Though sufficient funds have been recovered to meet all valid customer claims, it was generally believed the creditors of the MF Global Inc. brokerage and its parent would never get all of their money back.
However, in an unexpected development, Judge Martin Glenn approved the brokerage’s request to hand pending litigation against former Chief Executive Jon S. Corzine and other company lenders to its parent company.
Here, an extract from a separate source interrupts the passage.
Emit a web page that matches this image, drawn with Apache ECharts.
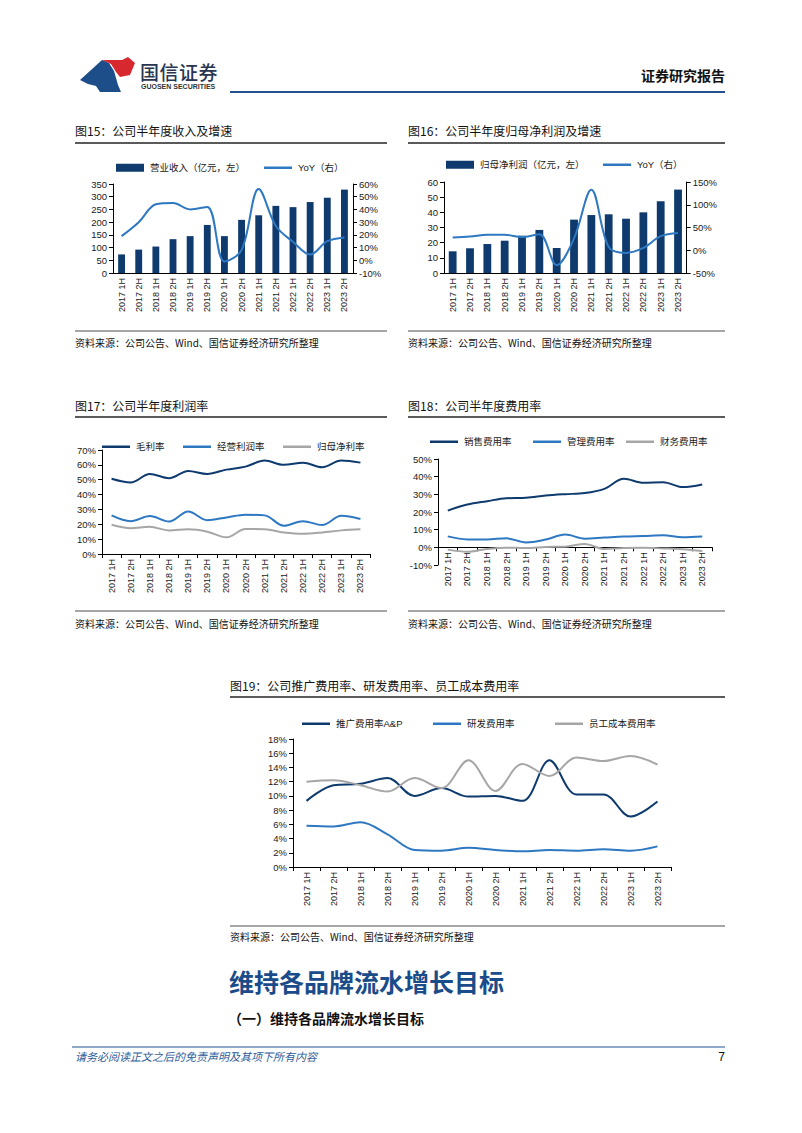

This has paved the way for nearly full recoveries for creditors.
Earlier Corzine and others denied wrongdoing for the firm’s implosion and agreed to pay $64.5 million to settle similar litigation brought by investors.
On Wednesday, James W. Giddens, Trustee for the liquidation of MF Global, received approval from Judge Martin Glenn, to make a final, cumulative 95% distribution on all non-affiliate, non-subordinated, allowed general unsecured creditor claims.
In his statement, James Giddens called the recoveries for creditors “unimaginable”. He said: “The liquidation of MF Global Inc. is now essentially complete”.
MF Global’s parent company to forego right to collect claim
Reacting to the latest verdict, Hughes Hubbard & Reed LLP’s James B. Kobak Jr., a lawyer for James W. Giddens said: “No one could imagine recoveries like these at the outset of the case." He said the case underscored the mettle of the 1970 Securities Investor Protection Act, which governs the liquidation of failed brokerages like MF Global.
As part of acquiring the brokerage’s assets, including the pending litigation, MF Global’s parent company will forego its right to collect on the $1.16 billion unsecured claim it brought against the brokerage. The parent company’s foregoing the claim would free up cash that will facilitate the brokerage to ultimately repay its other unsecured creditors’ claims.
Once the final unsecured creditors’ distribution gets completed, the Trustee for the liquidation of MF Global Inc. will have distributed over $8.1 billion to MFGI customers and creditors including approximately $6.9 billion to cover 100% of allowed claims from customers.
Interestingly, the creditors receiving MF Global brokerage’s anticipated 95% payoff are likely getting much more than the recoveries for creditors of the parent company, who probably won’t get anywhere near all of their money back.